Timaya keeps us vibing with “Chulo Vibes” – Dami Ajayi

Don Papi Chulo, better known by his other moniker, Egberipapa 1, has put out his first EP, a 9 track album lasting 29 minutes, which he calls Chulo Vibes.

Coming five years after his last body of work the LP Epiphany (2014), his sabattical and  return with a mere EP is  testimonial that even the old guns have left the LP to its own device.

In our new world order, streaming singles is fresh—and Timaya knows this better than every other practitioner. Since his arrival on the music scene in 2006, Timaya has always had one good song or the other hitting up our air waves.

Of course, this is not 2008, his biggest year yet when he clinched awards with his sophomore album, Gift and Grace.
This is 2019. 11 years after 2008 and he is still relevant.

Timaya is 38 years old and his journey, both musical and personal, is at once torturous and victorious. Gone are the thorny days of earning a pittance as Eedris Abdulkareem’s back-up singer. Gone are the days when he used to camp  with his older lover, Empress Njamah. Gone, even, are the days of mildly dissonant but soulfully drawn songs like ‘Iyawo Mi’, his paean to his actress lover on his second album. Gone are the days of hangers-on, Dem Mama Soldiers, the minor South-South Boy Band, that never quite cut the mainstream.

These days, Timaya is rich. The Odi Massacre which he lent his voice to in protest on his debut True Story is at best a blurred memory.  While Obasanjo, who ordered the hit on Odi, still fancies himself as some sort of a Nigerian elder statesman, Timaya is now isolated  from the debacle and the far cry of Nigerian anguish.

Living in a hacienda-styled house in the Lekki precinct, former collaborators like K-Solo who gifted him with his earliest sound do not have  access to him—except maybe through his latest music video airing on Soundcity TV.

Chulo Vibes is a squeaky clean album, production-wise but the song-writing is another matter. There is neither vigour nor rigour. There is no bite of militancy, there is no soulful wail or linguistic force.

Chulo Vibes should have been called Culo Vibes (Culo is Spanish for ass)—considering that majority of these songs concern themselves with the derriere.

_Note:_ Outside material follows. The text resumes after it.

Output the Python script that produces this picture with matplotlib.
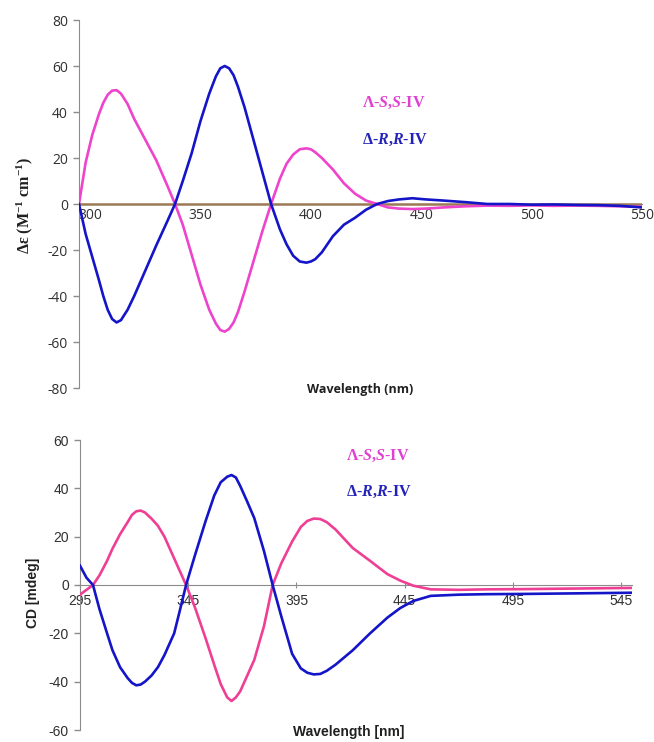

‘Balance’ establishes what we have known for a while; Timaya has money in his pocket. With a bank account balance that keeps one’s heart rate balanced, partying is paramount. Timaya is interested in making us dance now that he has money and this is what Chulo Vibes is about.

The question then comes: have we not been dancing to Timaya for at least one decade. Yes, we have. But the music was not subtle. It was hard-hitting, teeth-grinding, sole-smashing, truth-spluttering music that could have been revolutionary, if there was real grit behind it. Timaya’s most sincere intention was to sing himself out of poverty.

And the man holds himself to no depth. On ‘I Can’t Kill Myself’, he borrows the groovy baseline from Fela’s Water No Get Enemy to address, rather briefly, his detractors’ critique of his failure to be top tier. In their defence, Timaya has not been top tier since 2008. In his defence, he has stayed as close to top tier as possible and for the longest time imaginable.

His original peers have been flushed out of the musical race, some of them now have their careers canonised in obscure timelines, but here is Timaya, who has continued to subtly evolve from the Dem Mama Soldier, from the Egberi Papa 1 of Bayelsa to Don Papi Chulo of the Chulo Vibes. His mastery of dancehall, highlife and his ability to scat with Ijaw phonemes has kept him relevant.

He is hot and amazing and happy where he is—and that is the positive truth he puts out with Chulo Vibes.